最近の住宅においては和室がない家も多く、床の間を見かけることも少なくなってきました。床の間があっても、持て余している方もいるのではないでしょうか。
ここでは、床の間をつくる際の注意点やメリットとデメリットについても紹介します。
床の間とは何か
床の間とは、日本の建築において畳の部屋にある座敷飾りのひとつです。正式名称は床(とこ)です。床を少し高くしており、掛け軸や絵画を掛けたり、花や置物、骨董品や美術品などを飾ったりします。床の間には、とこしえ(永久)という意味もあり、家の繁栄を象徴するものでもあります。
床の間は神聖な場所とされてきました。そのため、床の間の上に座ったり、上がったりするのはマナー違反です。
床の間の前が上座となり、床の間を背にして座るのは年上の人や上司など目上の人が望ましいとされています。
床の間をつくる際の注意点
床の間をつくる際、床の間の向きや畳の敷き方などについていくつかの注意点があります。詳しくみていきましょう。
床の間の向き
床の間の向きにも、良い向きと悪い向きがあります。良い向きは「北を背にした南向き」「西を背にした東向き」「北西を背にした東南向き」、悪い向きは「北向き」「北西向き」「西向き」「北東と南西の鬼門向き」です。鬼門とは、邪気がの出入りする方角のことです。
これらは、風水や気学などに関係のある家相学の知識に基づいています。床の間をつくる際には参考にしてみてください。
畳の敷き方
畳の敷き方には、祝儀敷きと不祝儀敷きがあります。祝儀敷きは4枚の畳の角が1か所に集まらないように敷く方法で、一般の住宅は祝儀敷きです。
不祝儀敷きとは畳の角が1か所に集まり、集まった角の形が十字の形になるように畳を並べる敷き方。お寺や旅館の大広間においてはこのような敷き方をします。
さらに決まりがあり、床の間の前に敷く畳は、畳の縁を床の間に対して直角にせず、床の間と平行の向きにします。これは床の間の前が上座となるため、そこに座る人が畳の縁に座らないようにするためです。また、床の間に飾られた掛け軸や花を観賞した人が後ろに下がる際、畳の目の方向が合っていないと膝をすって後ずさりができません。これらの理由から、床の間の前の畳は敷く向きが決まっているのです。
出入り口の前の畳は、横向きに敷きます。そうすることによって、出入りの際に畳の目と同じ方向に足を運ぶことができ、畳も傷みづらくなります。和室に床の間をつくる際は、床の間や出入り口の前の畳の向きにも気をつけましょう。

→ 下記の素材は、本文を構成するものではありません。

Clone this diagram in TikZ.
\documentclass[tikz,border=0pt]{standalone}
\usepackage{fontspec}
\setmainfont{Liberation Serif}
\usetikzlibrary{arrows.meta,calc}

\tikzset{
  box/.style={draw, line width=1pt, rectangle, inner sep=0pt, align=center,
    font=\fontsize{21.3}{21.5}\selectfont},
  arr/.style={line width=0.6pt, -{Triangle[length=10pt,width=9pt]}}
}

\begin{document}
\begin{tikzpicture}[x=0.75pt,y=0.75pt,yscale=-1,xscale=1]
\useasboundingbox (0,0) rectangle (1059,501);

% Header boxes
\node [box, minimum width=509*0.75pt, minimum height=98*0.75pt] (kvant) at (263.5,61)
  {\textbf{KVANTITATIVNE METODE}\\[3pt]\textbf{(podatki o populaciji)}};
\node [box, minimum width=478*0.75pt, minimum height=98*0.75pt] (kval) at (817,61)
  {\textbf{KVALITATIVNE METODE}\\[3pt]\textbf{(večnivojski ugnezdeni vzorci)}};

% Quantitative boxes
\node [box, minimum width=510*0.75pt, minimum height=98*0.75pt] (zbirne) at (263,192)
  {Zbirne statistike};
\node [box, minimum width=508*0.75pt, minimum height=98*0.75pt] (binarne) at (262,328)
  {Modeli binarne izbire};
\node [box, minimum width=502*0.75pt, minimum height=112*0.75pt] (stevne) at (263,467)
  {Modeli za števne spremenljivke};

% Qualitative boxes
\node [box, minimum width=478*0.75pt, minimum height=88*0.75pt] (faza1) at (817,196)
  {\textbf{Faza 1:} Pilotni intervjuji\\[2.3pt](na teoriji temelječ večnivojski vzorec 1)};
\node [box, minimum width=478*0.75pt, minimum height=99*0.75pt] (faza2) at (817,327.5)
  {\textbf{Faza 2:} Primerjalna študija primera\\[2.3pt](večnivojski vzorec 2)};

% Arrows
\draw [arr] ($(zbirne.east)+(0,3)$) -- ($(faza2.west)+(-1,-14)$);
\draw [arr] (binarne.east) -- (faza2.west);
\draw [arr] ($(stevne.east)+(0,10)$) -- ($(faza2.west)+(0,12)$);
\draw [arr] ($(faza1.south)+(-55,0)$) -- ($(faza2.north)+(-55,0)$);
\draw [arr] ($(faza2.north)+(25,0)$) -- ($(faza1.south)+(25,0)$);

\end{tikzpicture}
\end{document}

最近は見る機会の少なくなった床の間ですが、つくるとどのようなメリット・デメリットがあるのでしょうか。
メリット
床の間は何かを飾るためにつくられた空間であるため、絵画や花などが飾りやすくなります。美術品などを所有していて飾る場所がない場合でも、床の間があればきれいに飾ることができます。
畳の上に重たい家具などを置くとへこみなどで畳を傷めてしまうため、基本的には畳の上に家具は置きません。そのため、和室は殺風景になることが多いです。そのような場合でも、床の間に何か飾ることで和室が華やかになり部屋にメリハリがでます。床の間のある部屋は、来客をもてなすのにぴったりです。
床の間があると部屋に奥行きがでるため、部屋が広く見えます。圧迫感がなくなるので、よりリラックスできるでしょう。
床の間がある部屋ならではの雰囲気や美しさを味わうこともできます。視線を集める場所をアイスポットといいますが、これを活用すると人は目のやりどころに困らないため、部屋にいるときのストレスが軽減する効果があるといわれています。床の間はこの役割を果たすのです。
デメリット
床の間は飾るための空間であるため、飾るほどの物がなければ持て余してしまいます。その結果、何を置いていいか分からず無駄なスペースとなる可能性があります。ですが、床の間に飾るのは美術品や骨董品などの高価な物である必要はありません。好きな花や手作りの器などでもいいですし、和室だからといって和風の物にこだわらなくてもいいのです。
思い切って、押入れやクローゼットにリフォームするのもいいでしょう。
まとめ
最近はあまり家庭で見られなくなった床の間ですが、魅力もたくさんあります。
自宅に床の間があって使い方に困っている場合はもちろん、これから床の間をつくる際はしっかり活用して和室を華やかに、そしてリラックスできる空間にしてみてはいかがでしょうか。